Des gradins en bi-frontal attendent sagement le public. Une table recouverte de breuvages divise l’espace de jeu dans sa longueur. Mais le public n’est pas convié à la beuverie. Il attend face à un dormeur évanoui, serviette sur le crâne et tête gisant dans un bol d’eau. C’est François-Vincent Raspail, l’un des intellos insurgés de la Révolution de février. Aujourd’hui, l’ambiance est celle d’un lendemain de fête. Soudain déboule un groupe d’agités poussant des rugissements de hargne et de joie. On l’apprend vite, ce sont Auguste Blanqui, Louis Blanc, ou le frère et la soeur Barbès – surtout des noms de rue ou de stations de métro aux oreilles des spectateur·ices contemporain·es. Mais en ce 15 mai 1848, ces manifestant·es débarquent grognons, éjecté·es par la Garde nationale, avec le rêve inassouvi de former un gouvernement révolutionnaire. Il est midi et c’est fin de manif’ pour la troupe.
Après les intellos collabos de Edelweiss, Sylvain Creuzevault poursuit sa saga théâtrale sur l’histoire française et se penche sur le chapitre précédent dans le manuel scolaire : les luttes du XIXème siècle, Révolution de 1848 en tête. Si le précédent volet collait à la chronologie au risque de friser le didactisme, Banquet Capital prend des libertés de ton. Ici, le texte et le fait historique côtoient systématique l’absurde et la dérision. Et comme dans toute préparation d’émeute, ses personnages sont désorganisés et bardés d’incertitudes. C’est ce joyeux bordel qui fait l’enrobage comique de la pièce – une technique de mise à distance qui réussit davantage à ces révolutionnaires échevelés qu’aux fachos rabougris de Edelweiss.
Ici, les prolétaires se mettent en spectacle et leurs idées clashent.

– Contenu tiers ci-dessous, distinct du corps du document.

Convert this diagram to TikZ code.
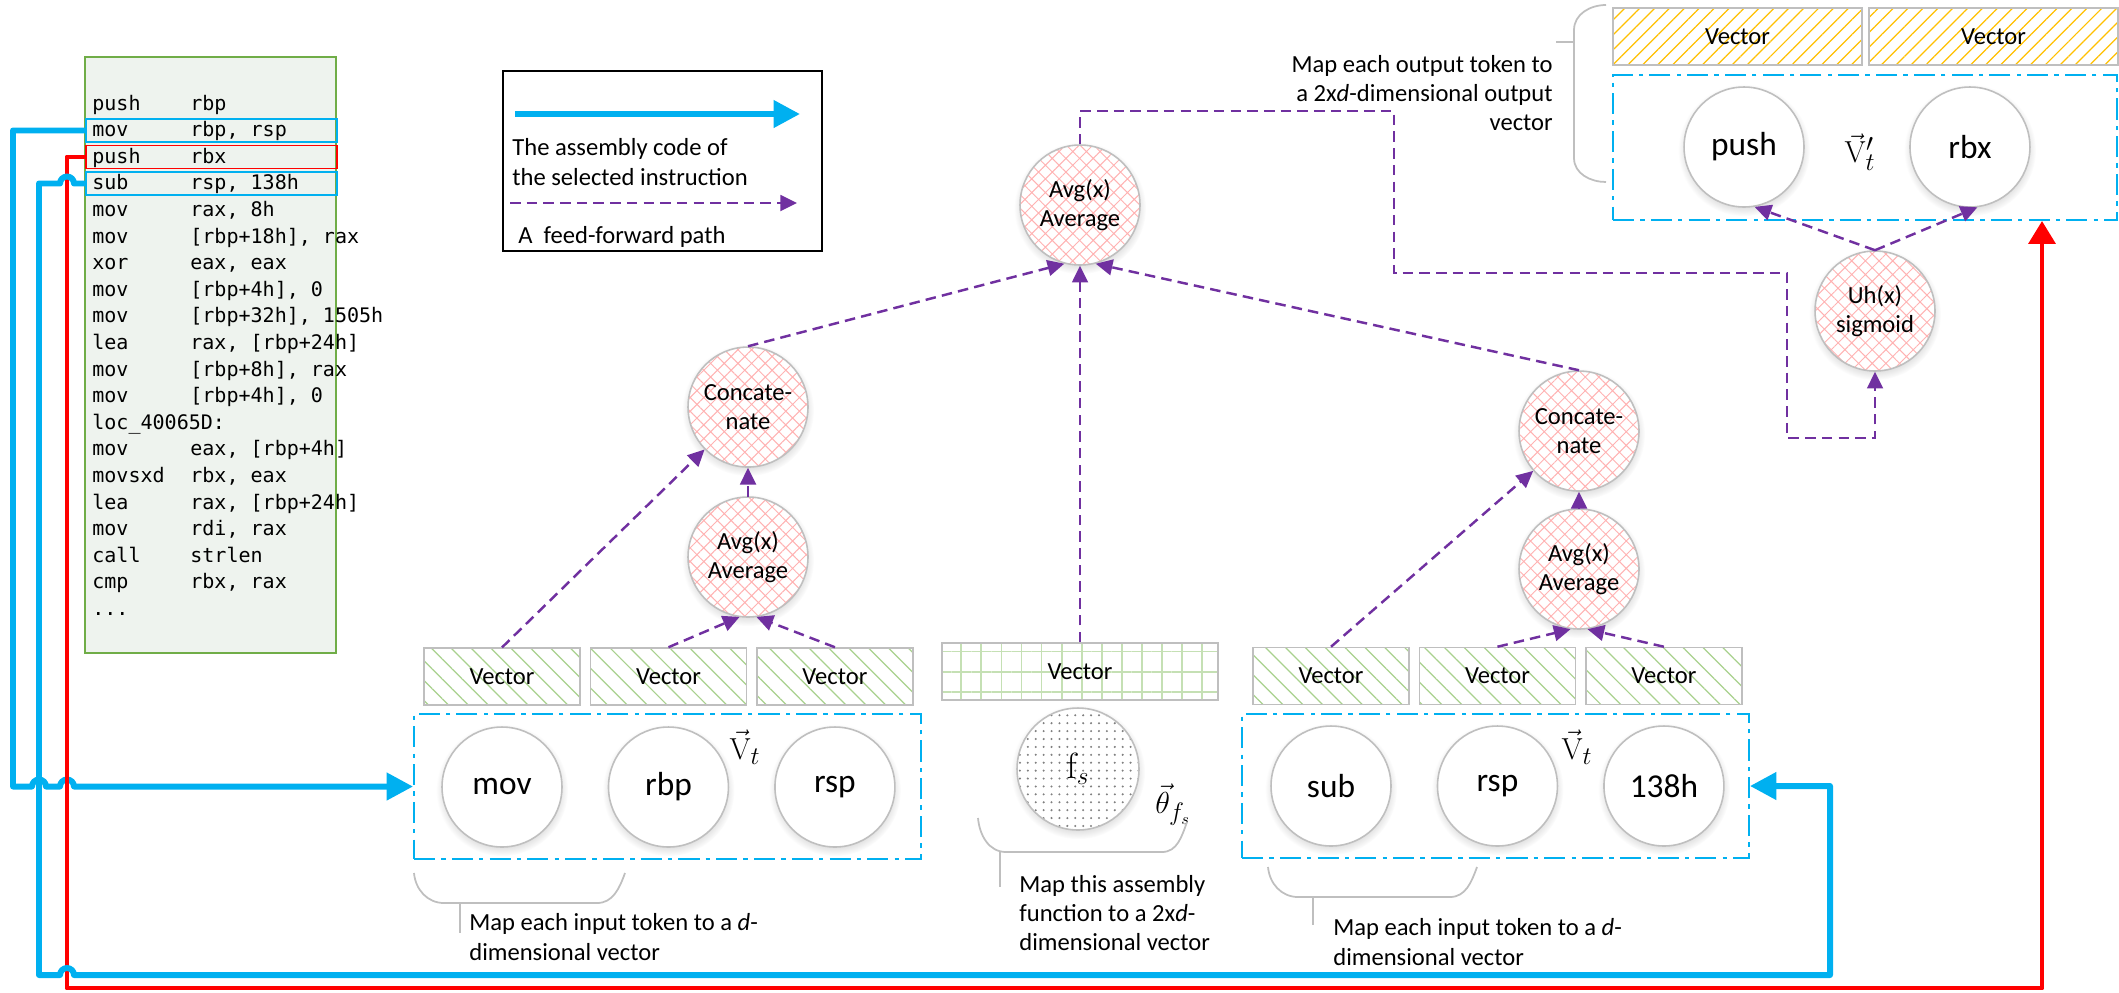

On suit d’ailleurs leur joute comme un match de foot : punchlines historiques à droite, accrochages politiques à gauche et grève générale au centre, le tout sous l’égide de la pensée de Karl Marx. Et si le metteur en scène privilégie l’austérité dans la scéno – une table, pas de décor –, c’est pour laisser la vie et le bavardage mener la danse. C’est que l’économie nous rendrait « bouteille » et que le travail à la chaîne nous ferait « pondre des œufs d’or », entend-on.
Plus qu'une révision du bac, Banquet Capital se fait diatribe décalée : à chaque nouvelle lutte déclamée, l’ironie répond. Alors bien sûr, en une heure et demie, impossible de tout retenir de cette tranche d’histoire. Mais on en conserve des tableaux chargés de sens, où les corps des protagonistes font scénographie, et chaque prise de parole révolutionnaire laisse derrière elle un écho de 2024. Dans ce trip marxiste, on se rappelle qu’un certain Dieu aurait créé, il y a quelque temps, les prénoms Capitalisme et Prolétariat. Entre eux, que trouve-t-on : une tempête, un cœur, une république ou un tambour ?
Banquet Capital de Sylvain Creuzevault a été présenté à la MC93 du 27 septembre au 6 octobre.